As the human footprint on the earth grows with every passing second and as issues of climate and ecosystem preservation rage, many people and populations are questioning the availability of resources previously thought to be limitless. Water is one such resource. Production for many goods people enjoy (particularly food items) takes tremendous amounts of water to make and the scale of production is so large that the amount of water used is often staggering.

Chocolate is enjoyed all around the world and rightfully so; It's delicious. But it's also quite water intensive. According to Water Footprint, a 100 gram chocolate bar takes about 1700 liters of water to make. For those from the United States, this means it takes approximately 450 gallons of water to make 3.5 ounces of chocolate. There is quite a bit of the variance to the exact volume of water used and chocolate produced but these figures are the worldwide average, per Water Footprint.

Why does chocolate require so much water?

When first seeing the statistics, you might be quite alarmed at the sheer volume of water consumed and you may want to stop eating chocolate and all other cocoa products right away, but don't jump ship just yet.

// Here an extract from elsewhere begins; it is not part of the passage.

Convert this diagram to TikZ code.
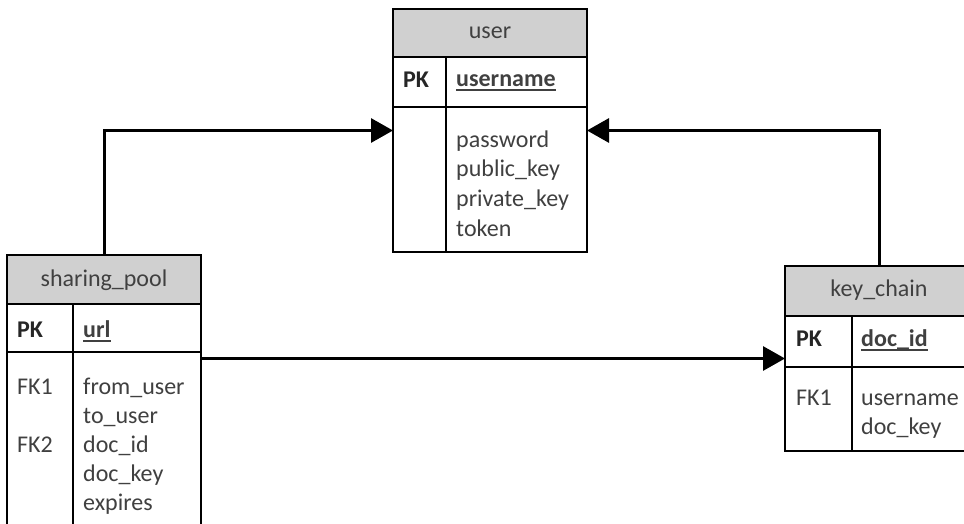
\documentclass[tikz,border=0pt]{standalone}
\usepackage{fontspec}
\setmainfont{Carlito}
\usetikzlibrary{arrows.meta}
\definecolor{hdrgray}{RGB}{208,208,208}
\definecolor{txt}{RGB}{64,64,64}
\newcommand{\keyul}[1]{\setbox0\hbox{\bfseries #1}\rlap{\rule[-4.5pt]{\wd0}{2pt}}\box0}
\begin{document}
\begin{tikzpicture}[x=1pt,y=-1pt,
 tbl/.style={draw=black, line width=1.8pt, inner sep=0pt, outer sep=0pt, anchor=north west, fill=white},
 hdr/.style={tbl, fill=hdrgray},
 sep/.style={draw=black, line width=1.8pt},
 ttl/.style={anchor=base, inner sep=0pt, text=txt, font=\fontsize{24}{29.3}\selectfont},
 fld/.style={anchor=base west, inner sep=0pt, text=txt, font=\fontsize{24}{29.3}\selectfont},
 pk/.style={anchor=base west, inner sep=0pt, text=black!85, font=\fontsize{24}{29.3}\selectfont\bfseries},
 conn/.style={line width=3pt, line join=miter, -{Triangle[length=22pt,width=24pt]}},
]
\useasboundingbox (0,0) rectangle (964,524);
\clip (0,0) rectangle (964,524);
\fill[white] (0,0) rectangle (964,524);

% user table
\node[tbl, minimum width=194pt, minimum height=243pt] (user) at (393,9) {};
\node[hdr, minimum width=194pt, minimum height=48pt] (userh) at (393,9) {};
\draw[sep] (393,107) -- (587,107);
\draw[sep] (446,57) -- (446,252);
\node[ttl] (usert) at (490,39) {user};
\node[pk] (userpk) at (403,88) {PK};
\node[fld] (userk) at (456,87) {\keyul{username}};
\node[fld] (u1) at (456,147.5) {password};
\node[fld] (u2) at (456,177) {public\_key};
\node[fld] (u3) at (456,206.5) {private\_key};
\node[fld] (u4) at (456,236) {token};

% sharing_pool table
\node[tbl, minimum width=194pt, minimum height=290pt] (sp) at (7,255) {};
\node[hdr, minimum width=194pt, minimum height=49pt] (sph) at (7,255) {};
\draw[sep] (7,352) -- (201,352);
\draw[sep] (73,304) -- (73,545);
\node[ttl] (spt) at (104,286) {sharing\_pool};
\node[pk] (sppk) at (17,337) {PK};
\node[fld] (spk) at (83,337) {\keyul{url}};
\node[fld] (spfk1) at (17,394) {FK1};
\node[fld] (s1) at (83,394) {from\_user};
\node[fld] (s2) at (83,423) {to\_user};
\node[fld] (spfk2) at (17,452) {FK2};
\node[fld] (s3) at (83,452) {doc\_id};
\node[fld] (s4) at (83,481) {doc\_key};
\node[fld] (s5) at (83,510) {expires};

% key_chain table
\node[tbl, minimum width=188pt, minimum height=185pt] (kc) at (785,266) {};
\node[hdr, minimum width=188pt, minimum height=50pt] (kch) at (785,266) {};
\draw[sep] (785,367) -- (973,367);
\draw[sep] (852,316) -- (852,451);
\node[ttl] (kct) at (879,296.5) {key\_chain};
\node[pk] (kcpk) at (796,346) {PK};
\node[fld] (kck) at (861,346) {\keyul{doc\_id}};
\node[fld] (kcfk1) at (796,405) {FK1};
\node[fld] (k1) at (861,405) {username};
\node[fld] (k2) at (861,434) {doc\_key};

% connectors
\draw[conn] (sp.north) |- (user.west);
\draw[conn] (kc.north) |- (user.east);
\draw[conn] (sp.east |- kc.west) -- (kc.west);
\end{tikzpicture}
\end{document}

According to Stacker, most of the water is consumed by the cocoa tree that grows the cocoa beans, and many farms utilize the rain-heavy climates of rainforests to satisfy their thirst.

But there is still a large amount of water that is not used for the trees themselves. Per Don't Waste My Energy, one third of all water consumption from the entire chocolate production process goes not to the trees but towards transportation and storage of the cocoa. Taking this into account, Don't Waste My Energy calculates over 2.5 trillion liters (660 billion gallons) of water are used for the production of chocolate. The scale at which water is used for chocolate production is unfathomably large and very difficult to fully grasp, so — on a smaller, more manageable note — be mindful of how much water it took to make your next movie theater snack or Halloween haul.